Up to and including the line that contains "extérieurs en EPS</text>", write out each line of the material from its first line, exactly.

....

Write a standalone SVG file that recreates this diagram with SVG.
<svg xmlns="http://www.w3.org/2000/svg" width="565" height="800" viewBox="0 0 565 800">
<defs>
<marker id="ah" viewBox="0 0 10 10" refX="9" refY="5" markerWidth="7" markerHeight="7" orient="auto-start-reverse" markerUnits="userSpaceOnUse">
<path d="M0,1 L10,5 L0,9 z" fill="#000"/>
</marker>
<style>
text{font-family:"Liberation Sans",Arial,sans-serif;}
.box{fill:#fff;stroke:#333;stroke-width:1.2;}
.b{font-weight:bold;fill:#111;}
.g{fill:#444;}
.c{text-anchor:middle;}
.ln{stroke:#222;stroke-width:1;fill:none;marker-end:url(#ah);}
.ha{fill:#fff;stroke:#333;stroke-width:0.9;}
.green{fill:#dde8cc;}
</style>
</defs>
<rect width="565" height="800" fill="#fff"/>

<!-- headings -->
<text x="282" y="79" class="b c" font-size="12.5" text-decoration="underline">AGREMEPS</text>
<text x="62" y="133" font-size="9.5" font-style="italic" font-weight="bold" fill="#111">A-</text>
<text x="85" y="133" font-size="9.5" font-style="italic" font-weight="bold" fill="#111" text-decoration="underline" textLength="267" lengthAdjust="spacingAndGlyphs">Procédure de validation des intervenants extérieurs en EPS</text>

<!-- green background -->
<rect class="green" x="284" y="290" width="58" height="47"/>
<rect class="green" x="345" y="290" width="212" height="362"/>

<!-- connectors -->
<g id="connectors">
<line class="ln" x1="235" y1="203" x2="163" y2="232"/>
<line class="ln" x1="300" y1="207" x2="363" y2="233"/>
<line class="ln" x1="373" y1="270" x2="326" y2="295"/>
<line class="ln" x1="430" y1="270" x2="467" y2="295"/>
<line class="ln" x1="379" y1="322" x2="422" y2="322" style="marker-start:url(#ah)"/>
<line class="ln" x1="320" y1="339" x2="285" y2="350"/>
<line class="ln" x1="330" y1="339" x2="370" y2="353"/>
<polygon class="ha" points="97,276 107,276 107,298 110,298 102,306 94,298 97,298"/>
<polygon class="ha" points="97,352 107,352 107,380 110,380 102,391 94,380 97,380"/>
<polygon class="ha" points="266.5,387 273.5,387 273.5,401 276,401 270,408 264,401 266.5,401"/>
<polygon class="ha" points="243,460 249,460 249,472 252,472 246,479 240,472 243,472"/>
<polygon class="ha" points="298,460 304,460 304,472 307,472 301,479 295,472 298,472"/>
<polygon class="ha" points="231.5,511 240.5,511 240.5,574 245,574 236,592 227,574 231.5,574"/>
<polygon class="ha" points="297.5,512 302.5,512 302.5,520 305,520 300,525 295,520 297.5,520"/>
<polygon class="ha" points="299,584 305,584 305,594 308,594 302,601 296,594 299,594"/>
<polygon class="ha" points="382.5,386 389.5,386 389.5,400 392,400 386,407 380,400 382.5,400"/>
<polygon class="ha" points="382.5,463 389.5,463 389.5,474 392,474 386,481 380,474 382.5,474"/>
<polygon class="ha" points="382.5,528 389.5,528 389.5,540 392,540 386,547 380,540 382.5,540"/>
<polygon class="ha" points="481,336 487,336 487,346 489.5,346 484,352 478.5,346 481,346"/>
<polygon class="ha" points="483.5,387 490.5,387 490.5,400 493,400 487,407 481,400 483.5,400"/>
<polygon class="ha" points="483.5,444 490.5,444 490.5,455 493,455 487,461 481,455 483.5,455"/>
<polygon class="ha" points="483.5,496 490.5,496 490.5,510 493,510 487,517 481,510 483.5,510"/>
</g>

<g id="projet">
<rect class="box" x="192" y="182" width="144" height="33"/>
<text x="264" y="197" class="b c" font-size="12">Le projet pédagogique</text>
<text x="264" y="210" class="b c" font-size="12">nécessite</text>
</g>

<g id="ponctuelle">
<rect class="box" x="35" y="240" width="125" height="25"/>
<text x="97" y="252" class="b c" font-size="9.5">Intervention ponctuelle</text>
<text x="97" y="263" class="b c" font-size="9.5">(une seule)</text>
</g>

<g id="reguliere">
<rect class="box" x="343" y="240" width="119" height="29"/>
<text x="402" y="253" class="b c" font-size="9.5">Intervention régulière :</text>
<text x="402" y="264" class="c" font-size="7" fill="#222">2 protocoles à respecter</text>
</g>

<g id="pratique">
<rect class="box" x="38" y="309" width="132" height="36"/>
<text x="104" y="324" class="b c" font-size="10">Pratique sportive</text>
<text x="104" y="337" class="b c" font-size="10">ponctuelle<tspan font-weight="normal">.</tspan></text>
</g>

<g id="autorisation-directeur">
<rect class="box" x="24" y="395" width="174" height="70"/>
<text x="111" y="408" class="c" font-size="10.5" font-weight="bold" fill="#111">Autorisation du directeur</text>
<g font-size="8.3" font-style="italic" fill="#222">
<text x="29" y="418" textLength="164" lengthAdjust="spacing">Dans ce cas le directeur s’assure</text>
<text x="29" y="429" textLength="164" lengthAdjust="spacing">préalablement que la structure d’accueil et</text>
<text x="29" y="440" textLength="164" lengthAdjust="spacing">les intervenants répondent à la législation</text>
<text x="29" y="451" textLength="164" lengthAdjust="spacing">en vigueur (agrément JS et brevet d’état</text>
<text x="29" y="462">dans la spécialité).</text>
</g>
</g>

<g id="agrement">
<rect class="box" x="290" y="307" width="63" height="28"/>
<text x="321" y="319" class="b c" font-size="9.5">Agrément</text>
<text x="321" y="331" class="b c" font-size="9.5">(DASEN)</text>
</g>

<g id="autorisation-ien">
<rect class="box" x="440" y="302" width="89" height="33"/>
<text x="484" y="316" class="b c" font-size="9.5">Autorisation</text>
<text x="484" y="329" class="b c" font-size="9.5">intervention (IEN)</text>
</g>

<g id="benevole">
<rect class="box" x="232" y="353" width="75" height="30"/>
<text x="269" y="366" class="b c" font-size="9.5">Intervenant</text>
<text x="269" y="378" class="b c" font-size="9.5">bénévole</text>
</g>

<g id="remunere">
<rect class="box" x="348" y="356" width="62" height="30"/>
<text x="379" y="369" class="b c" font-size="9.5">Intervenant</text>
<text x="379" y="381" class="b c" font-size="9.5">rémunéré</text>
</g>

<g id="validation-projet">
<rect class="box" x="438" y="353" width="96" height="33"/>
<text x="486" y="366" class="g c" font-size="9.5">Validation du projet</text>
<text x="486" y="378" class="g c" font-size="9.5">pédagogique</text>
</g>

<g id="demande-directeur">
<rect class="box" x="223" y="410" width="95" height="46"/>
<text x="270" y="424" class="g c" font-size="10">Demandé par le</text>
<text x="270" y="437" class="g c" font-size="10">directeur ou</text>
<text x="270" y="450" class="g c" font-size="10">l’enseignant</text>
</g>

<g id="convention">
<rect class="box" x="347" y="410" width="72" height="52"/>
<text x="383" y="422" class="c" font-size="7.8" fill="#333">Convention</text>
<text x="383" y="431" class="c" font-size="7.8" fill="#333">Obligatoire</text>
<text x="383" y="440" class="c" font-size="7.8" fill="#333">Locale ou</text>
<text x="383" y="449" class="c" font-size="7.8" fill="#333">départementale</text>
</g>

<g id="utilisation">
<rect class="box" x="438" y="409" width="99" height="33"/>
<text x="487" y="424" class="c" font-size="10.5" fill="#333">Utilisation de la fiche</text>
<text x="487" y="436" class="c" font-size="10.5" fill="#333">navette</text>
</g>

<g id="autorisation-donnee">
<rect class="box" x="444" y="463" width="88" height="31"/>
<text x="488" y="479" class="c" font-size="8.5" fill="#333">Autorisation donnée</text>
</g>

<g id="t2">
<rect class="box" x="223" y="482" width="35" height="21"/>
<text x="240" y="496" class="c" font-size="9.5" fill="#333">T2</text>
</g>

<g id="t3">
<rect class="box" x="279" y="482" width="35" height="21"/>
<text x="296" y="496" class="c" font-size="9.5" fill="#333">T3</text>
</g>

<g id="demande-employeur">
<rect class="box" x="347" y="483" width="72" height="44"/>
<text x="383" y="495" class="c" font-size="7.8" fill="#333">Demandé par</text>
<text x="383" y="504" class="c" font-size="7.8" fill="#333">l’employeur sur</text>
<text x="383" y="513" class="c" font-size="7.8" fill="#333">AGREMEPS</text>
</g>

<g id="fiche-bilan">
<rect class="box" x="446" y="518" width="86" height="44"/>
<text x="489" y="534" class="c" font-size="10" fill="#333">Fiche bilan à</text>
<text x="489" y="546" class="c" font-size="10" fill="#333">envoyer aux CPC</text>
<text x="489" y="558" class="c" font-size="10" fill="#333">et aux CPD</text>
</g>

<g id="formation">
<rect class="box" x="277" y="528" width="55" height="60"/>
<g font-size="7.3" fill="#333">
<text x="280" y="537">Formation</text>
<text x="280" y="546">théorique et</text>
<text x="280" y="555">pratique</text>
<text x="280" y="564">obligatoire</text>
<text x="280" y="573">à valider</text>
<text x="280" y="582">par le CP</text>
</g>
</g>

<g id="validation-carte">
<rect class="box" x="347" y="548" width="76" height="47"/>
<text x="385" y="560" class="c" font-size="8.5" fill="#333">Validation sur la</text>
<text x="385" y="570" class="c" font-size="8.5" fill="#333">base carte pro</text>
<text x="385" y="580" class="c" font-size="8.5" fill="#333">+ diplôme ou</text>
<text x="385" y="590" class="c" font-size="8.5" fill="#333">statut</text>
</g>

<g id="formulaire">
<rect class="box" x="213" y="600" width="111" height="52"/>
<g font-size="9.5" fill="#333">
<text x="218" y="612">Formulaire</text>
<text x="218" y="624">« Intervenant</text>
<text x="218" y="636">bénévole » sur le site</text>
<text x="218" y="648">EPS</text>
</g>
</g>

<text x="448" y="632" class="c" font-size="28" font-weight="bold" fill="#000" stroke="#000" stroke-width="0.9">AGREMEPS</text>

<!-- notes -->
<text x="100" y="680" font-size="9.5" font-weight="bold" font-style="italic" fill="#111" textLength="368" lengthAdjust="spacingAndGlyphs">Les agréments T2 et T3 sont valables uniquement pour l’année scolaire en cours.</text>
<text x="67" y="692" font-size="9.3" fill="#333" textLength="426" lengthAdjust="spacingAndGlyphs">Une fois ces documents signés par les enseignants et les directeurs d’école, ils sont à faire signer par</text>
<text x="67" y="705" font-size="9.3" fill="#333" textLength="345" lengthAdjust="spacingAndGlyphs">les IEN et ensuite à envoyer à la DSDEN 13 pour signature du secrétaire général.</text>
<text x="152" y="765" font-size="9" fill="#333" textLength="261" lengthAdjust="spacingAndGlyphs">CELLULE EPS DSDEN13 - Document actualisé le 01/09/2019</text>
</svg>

....

> **COMPLETE OUTPUT**
Write a standalone SVG file that recreates this diagram with SVG.
<svg xmlns="http://www.w3.org/2000/svg" width="565" height="800" viewBox="0 0 565 800">
<defs>
<marker id="ah" viewBox="0 0 10 10" refX="9" refY="5" markerWidth="7" markerHeight="7" orient="auto-start-reverse" markerUnits="userSpaceOnUse">
<path d="M0,1 L10,5 L0,9 z" fill="#000"/>
</marker>
<style>
text{font-family:"Liberation Sans",Arial,sans-serif;}
.box{fill:#fff;stroke:#333;stroke-width:1.2;}
.b{font-weight:bold;fill:#111;}
.g{fill:#444;}
.c{text-anchor:middle;}
.ln{stroke:#222;stroke-width:1;fill:none;marker-end:url(#ah);}
.ha{fill:#fff;stroke:#333;stroke-width:0.9;}
.green{fill:#dde8cc;}
</style>
</defs>
<rect width="565" height="800" fill="#fff"/>

<!-- headings -->
<text x="282" y="79" class="b c" font-size="12.5" text-decoration="underline">AGREMEPS</text>
<text x="62" y="133" font-size="9.5" font-style="italic" font-weight="bold" fill="#111">A-</text>
<text x="85" y="133" font-size="9.5" font-style="italic" font-weight="bold" fill="#111" text-decoration="underline" textLength="267" lengthAdjust="spacingAndGlyphs">Procédure de validation des intervenants extérieurs en EPS</text>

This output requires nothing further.